What makes Williams’s analysis so compelling is her attention to the multivocality of this narrative and her care not to reduce all to the monolithic operation of a singular colonial “gaze.” Government agents, missionaries, anthropologists, commercial photographers, and indigenous men and women were all actively, if asymmetrically, involved in the production and consumption of photographic images as well as the ongoing process of constructing their meaning. Ultimately, Williams acknowledges that photography “served the goals, interests, and aspirations of those … who held power” in the colonial context of the Pacific Northwest (31), but she attends carefully to the diverse individuals and groups who competed for this power. The resulting analysis avoids constructing strawmen and offers a truly multidimensional picture of photographic practice at a particular time and place. Discussion of the conflicting agendas of missionaries and anthropologists, for example, sheds light on the seemingly paradoxical representations of Native Americans as both successfully assimilating and tragically “vanishing” in the face of Euro-American expansion. Similarly, Williams notes the individual stamp of commercial photographers, whose portfolios comprise so much of the photographic archive, while continually locating their influence and intentions within a power-laden field shaped not only by hierarchies of race but also by those of gender and class. Throughout, she emphasizes that photography was never merely a reflective expression of colonial relations but, rather, a constitutive medium through which the aspirations and anxieties characterizing such relations were mediated. 

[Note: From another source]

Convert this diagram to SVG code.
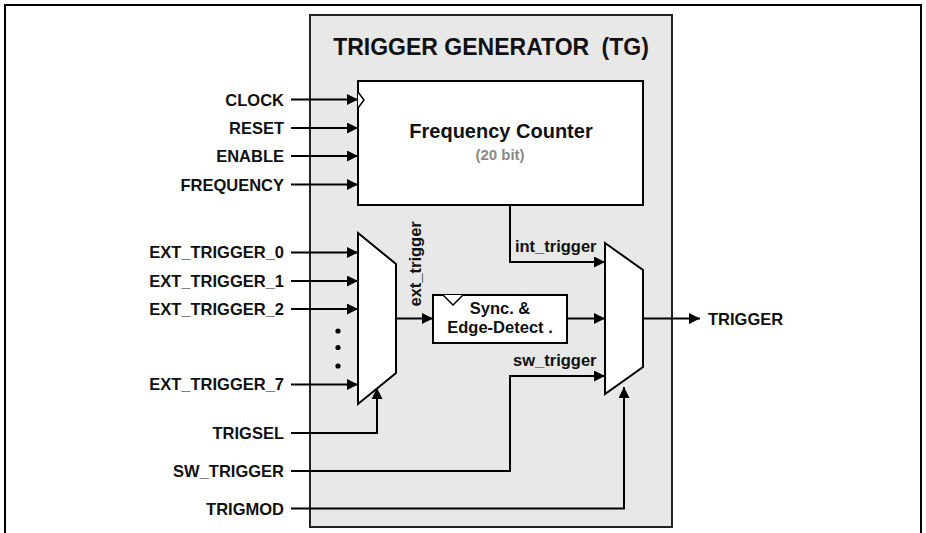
<svg xmlns="http://www.w3.org/2000/svg" width="926" height="533" viewBox="0 0 926 533">
<style>
.lbl{font-family:"Liberation Sans",Arial,sans-serif;font-weight:bold;font-size:16.5px;fill:#111}
.end{text-anchor:end}
.mid{text-anchor:middle}
.wire{fill:none;stroke:#000;stroke-width:2}
.arr{marker-end:url(#ah)}
.blk{fill:#fff;stroke:#000;stroke-width:2}
</style>
<defs>
<marker id="ah" markerUnits="userSpaceOnUse" markerWidth="11" markerHeight="11" refX="10" refY="5" orient="auto" viewBox="0 0 10 10">
<path d="M0,0 L10,5 L0,10 z" fill="#000"/>
</marker>
</defs>
<rect x="0" y="0" width="926" height="533" fill="#fff"/>
<rect id="frame" x="5" y="5" width="916" height="545" fill="none" stroke="#000" stroke-width="2"/>
<g id="tg">
<rect x="310" y="15" width="362" height="512" fill="#e8e8e8" stroke="#222" stroke-width="2"/>
<text class="lbl mid" x="491" y="55" style="font-size:23px">TRIGGER GENERATOR <tspan dx="6">(TG)</tspan></text>
</g>
<g id="freq-counter">
<rect class="blk" x="358" y="81" width="285" height="124"/>
<path d="M358,92 L364,100 L358,108" fill="#fff" stroke="#000" stroke-width="1.5"/>
<text class="lbl mid" x="501" y="138" style="font-size:20px">Frequency Counter</text>
<text class="lbl mid" x="500" y="160" style="font-size:15px;fill:#8a8a8a">(20 bit)</text>
</g>
<g id="mux-ext">
<path class="blk" d="M358,233 L396,264 L396,373 L358,404 z"/>
</g>
<g id="sync">
<rect class="blk" x="433" y="295" width="134" height="48"/>
<path d="M443,295 L453,305 L463,295" fill="#fff" stroke="#000" stroke-width="1.5"/>
<text class="lbl mid" x="500" y="314">Sync. &amp;</text>
<text class="lbl mid" x="500" y="333">Edge-Detect .</text>
</g>
<g id="mux-out">
<path class="blk" d="M605,243 L643,270 L643,367 L605,394 z"/>
</g>
<g id="inputs">
<text class="lbl end" x="284" y="105.5">CLOCK</text>
<text class="lbl end" x="284" y="134">RESET</text>
<text class="lbl end" x="284" y="162">ENABLE</text>
<text class="lbl end" x="284" y="190.5">FREQUENCY</text>
<text class="lbl end" x="284" y="258">EXT_TRIGGER_0</text>
<text class="lbl end" x="284" y="286.5">EXT_TRIGGER_1</text>
<text class="lbl end" x="284" y="315">EXT_TRIGGER_2</text>
<text class="lbl end" x="284" y="390">EXT_TRIGGER_7</text>
<text class="lbl end" x="284" y="439">TRIGSEL</text>
<text class="lbl end" x="284" y="477">SW_TRIGGER</text>
<text class="lbl end" x="284" y="514.5">TRIGMOD</text>
<circle cx="338" cy="331" r="2.6" fill="#000"/>
<circle cx="338" cy="347.5" r="2.6" fill="#000"/>
<circle cx="338" cy="366" r="2.6" fill="#000"/>
</g>
<g id="output">
<text class="lbl" x="708" y="324.5">TRIGGER</text>
</g>
<g id="connectors">
<path class="wire arr" d="M291,99.5 H358"/>
<path class="wire arr" d="M291,128 H358"/>
<path class="wire arr" d="M291,156 H358"/>
<path class="wire arr" d="M291,184.5 H358"/>
<path class="wire arr" d="M291,252.5 H358"/>
<path class="wire arr" d="M291,281 H358"/>
<path class="wire arr" d="M291,309 H358"/>
<path class="wire arr" d="M291,384.5 H358"/>
<path class="wire arr" d="M291,433 H377 V388"/>
<path class="wire arr" d="M291,471 H510 V376 H605"/>
<path class="wire arr" d="M291,508.5 H624 V387"/>
<path class="wire arr" d="M510,205 V262 H605"/>
<path class="wire arr" d="M396,318.5 H433"/>
<path class="wire arr" d="M567,318.5 H605"/>
<path class="wire arr" d="M643,318.5 H700"/>
<text class="lbl" transform="translate(421,306.5) rotate(-90)">ext_trigger</text>
<text class="lbl end" x="596.5" y="252">int_trigger</text>
<text class="lbl end" x="596.5" y="366">sw_trigger</text>
</g>
</svg>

It is Williams’s attention to the complex intersections of race, gender, and class shaping the photographic frontier that allows her to reread photographs against convention, unsettling assumptions regarding Native American women’s reasons for religious conversion, disrupting narrowly mas-culinist narratives of settlement, and perhaps most important, recognizing indigenous peoples as active subjects, not passive objects, in photographic encounters. In offering such a rereading, Williams precisely demonstrates her point that the meaning of photographs is best understood as an ongoing and contested process rather than as a fixed or finished product. This is not to suggest a process in which “anything goes” – far from it. Indeed, the irony Williams uncovers is that it was precisely the coding of certain visual conventions as representing Euro-American progress, respectability, and entitlement that made them such potent symbolic resources for appropriation and redeployment by groups and individuals marginalized by their race, gender, and/or class. Williams balances the important recognition of the existence of such strategies of resistance and appropriation with an understanding that their success was by no means guaranteed, and with an examination of the socio-historical conditions within which they variably played out. 

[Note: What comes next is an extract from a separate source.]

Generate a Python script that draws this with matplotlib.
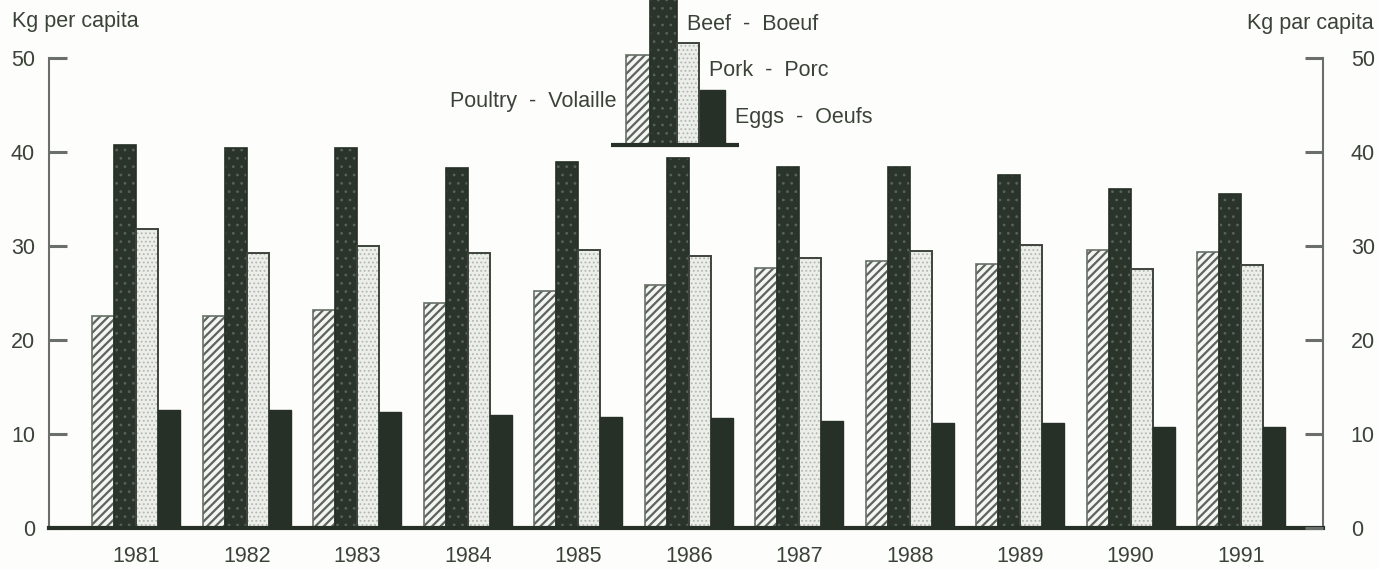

It is the book’s final chapter, which examines indigenous uses of photography within both historical and contemporary contexts, that perhaps provides Williams’s most unique contribution to the scholarship on colonial photography. That Native Americans not only appeared in photographs but also participated, with varying degrees of agency and empowerment, in their production and consumption is a dimension of the photographic frontier too easily and frequently obscured from view. By examining the culturally specific and often innovative uses and interpretations of photography by different indigenous groups and individuals over time, Williams begins filling in this “side” of the picture and pointing the way for future research. 

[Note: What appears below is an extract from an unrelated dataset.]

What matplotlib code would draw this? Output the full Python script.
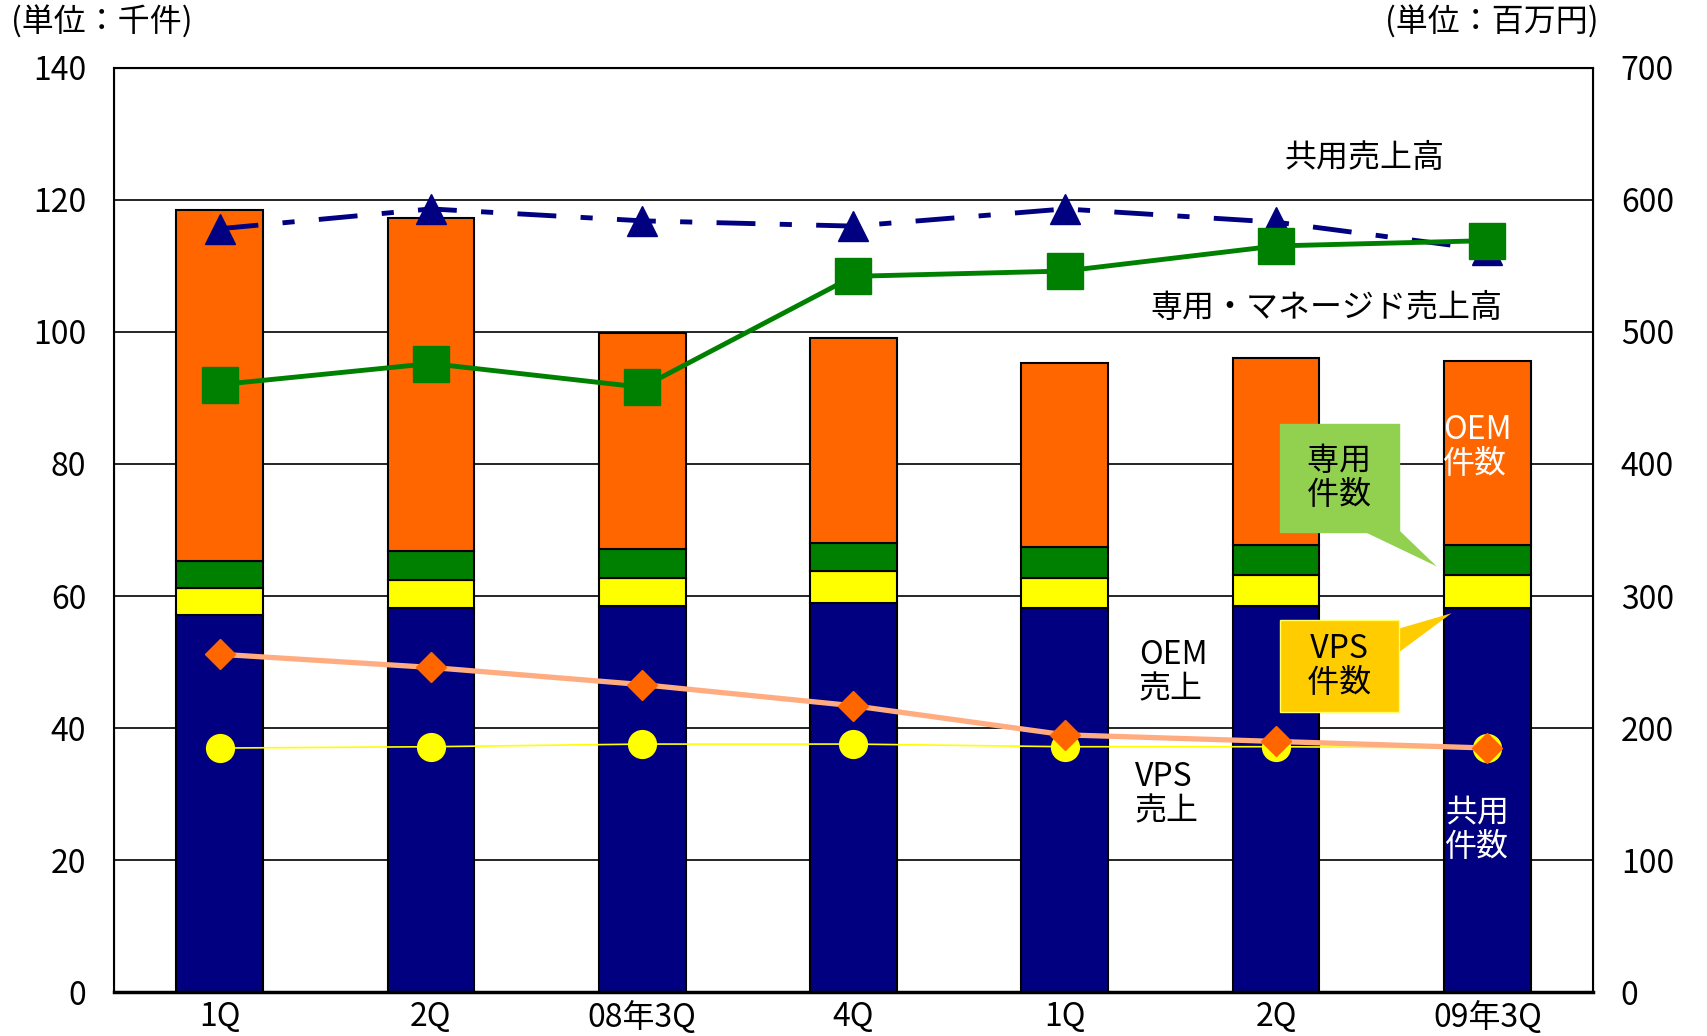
import matplotlib
matplotlib.use("Agg")
import matplotlib.pyplot as plt
import numpy as np

plt.rcParams['font.family'] = ['Noto Sans CJK JP', 'DejaVu Sans']

# data (left axis: 千件, right axis: 百万円)
quarters = ["1Q", "2Q", "08年3Q", "4Q", "1Q", "2Q", "09年3Q"]
shared_cnt = [57.1, 58.2, 58.5, 59.0, 58.2, 58.5, 58.2]     # 共用件数
vps_cnt = [4.1, 4.3, 4.3, 4.8, 4.6, 4.7, 5.0]               # VPS件数
dedicated_cnt = [4.1, 4.3, 4.3, 4.3, 4.6, 4.6, 4.6]         # 専用件数
oem_cnt = [53.1, 50.4, 32.7, 31.0, 27.9, 28.3, 27.8]        # OEM件数

shared_sales = [578, 593, 584, 580, 593, 583, 562]          # 共用売上高
dedicated_sales = [460, 476, 458, 542, 546, 565, 569]       # 専用・マネージド売上高
oem_sales = [256, 246, 233, 217, 195, 190, 185]             # OEM売上
vps_sales = [185, 186, 188, 188, 186, 186, 185]             # VPS売上

x = np.arange(len(quarters))
W = 0.41
fs = 23

fig = plt.figure(figsize=(17.08, 10.36), dpi=100)
ax = fig.add_axes([0.0667, 0.042, 0.866, 0.8928])
ax2 = ax.twinx()

# stacked bars
stacks = [(shared_cnt, '#000080'), (vps_cnt, '#FFFF00'),
          (dedicated_cnt, '#008000'), (oem_cnt, '#FF6600')]
bottom = np.zeros(len(x))
for vals, col in stacks:
    ax.bar(x, vals, W, bottom=bottom, color=col, edgecolor='black', linewidth=1.5, zorder=2)
    bottom += np.array(vals)

ax.set_xlim(-0.5, len(x) - 0.5)
ax.set_ylim(0, 140)
ax.set_yticks(range(0, 141, 20))
ax.yaxis.grid(True, color='black', linewidth=1.2)
ax.set_axisbelow(True)
ax.set_xticks(x)
ax.set_xticklabels(quarters)
ax.tick_params(axis='both', length=0, labelsize=fs)
ax.tick_params(axis='y', pad=20)
ax.tick_params(axis='x', pad=6)
for s in ax.spines.values():
    s.set_linewidth(1.5)
ax.spines['bottom'].set_linewidth(2.5)

# lines on right axis
ax2.set_ylim(0, 700)
ax2.set_yticks(range(0, 701, 100))
ax2.tick_params(axis='y', length=0, labelsize=fs, pad=20)

ax2.plot(x, vps_sales, color='#FFFF00', lw=1.2, marker='o', ms=20,
         mfc='#FFFF00', mec='#FFFF00', zorder=3)
ax2.plot(x, oem_sales, color='#FFAD80', lw=3.8, marker='D', ms=15,
         mfc='#FF6600', mec='#FF6600', zorder=4)
ax2.plot(x, shared_sales, color='#000080', lw=3.5, linestyle=(0, (8, 5, 2.5, 5)),
         marker='^', ms=21, mfc='#000080', mec='#000080', zorder=5)
ax2.plot(x, dedicated_sales, color='#008000', lw=3.5, marker='s', ms=26,
         mfc='#008000', mec='#008000', zorder=6)

# labels
ax.text(5.42, 126.3, "共用売上高", fontsize=fs, ha='center', va='center')
ax.text(5.24, 103.6, "専用・マネージド売上高", fontsize=fs, ha='center', va='center')
ax.text(4.35, 48.5, "OEM\n売上", fontsize=fs, ha='left', va='center', linespacing=1.1)
ax.text(4.33, 30.0, "VPS\n売上", fontsize=fs, ha='left', va='center', linespacing=1.1)
ax.text(5.79, 82.6, "OEM\n件数", fontsize=fs, ha='left', va='center', color='white',
        linespacing=1.1, zorder=5)
ax.text(5.80, 24.6, "共用\n件数", fontsize=fs, ha='left', va='center', color='white',
        linespacing=1.1, zorder=5)

ax.annotate(" 専用 \n 件数 ", xy=(5.76, 64.5), xytext=(5.30, 77.9), fontsize=fs,
            ha='center', va='center', linespacing=1.1, zorder=6,
            bbox=dict(boxstyle='square,pad=0.65', fc='#92D050', ec='#92D050'),
            arrowprops=dict(arrowstyle='wedge,tail_width=1.1,shrink_factor=0.5',
                            fc='#92D050', ec='none', patchA=None, shrinkA=0,
                            shrinkB=0, relpos=(0.6, 0.1)))
ax.annotate("  VPS  \n  件数  ", xy=(5.83, 57.4), xytext=(5.30, 49.4), fontsize=fs,
            ha='center', va='center', linespacing=1.1, zorder=6,
            bbox=dict(boxstyle='square,pad=0.4', fc='#FFCC00', ec='#FFFF66'),
            arrowprops=dict(arrowstyle='wedge,tail_width=1.0,shrink_factor=0.5',
                            fc='#FFCC00', ec='none', patchA=None, shrinkA=0,
                            shrinkB=0, relpos=(0.85, 0.7)))

fig.text(0.0064, 0.979, "(単位：千件)", fontsize=fs, ha='left', va='center')
fig.text(0.936, 0.979, "(単位：百万円)", fontsize=fs, ha='right', va='center')

fig.savefig("out.png", dpi=100)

As implied by the active verb of the book’s title, framing the West is a dynamic process in which photographs have played, and continue to play, a pivotal role. It is also a process in which contemporary analysts are inevitably imbricated when they re-present and reread historical photographs. Williams’s own arguments and analyses are thus part of the very processes she examines; her book reframes the West by denaturalizing and disrupting the assumptions embedded in its conventional framings. The point is not to proclaim a final or definitive interpretation of photographic images but, rather, to recognize, as Williams does so effectively, their place in ongoing efforts to picture the past and to imagine possible futures.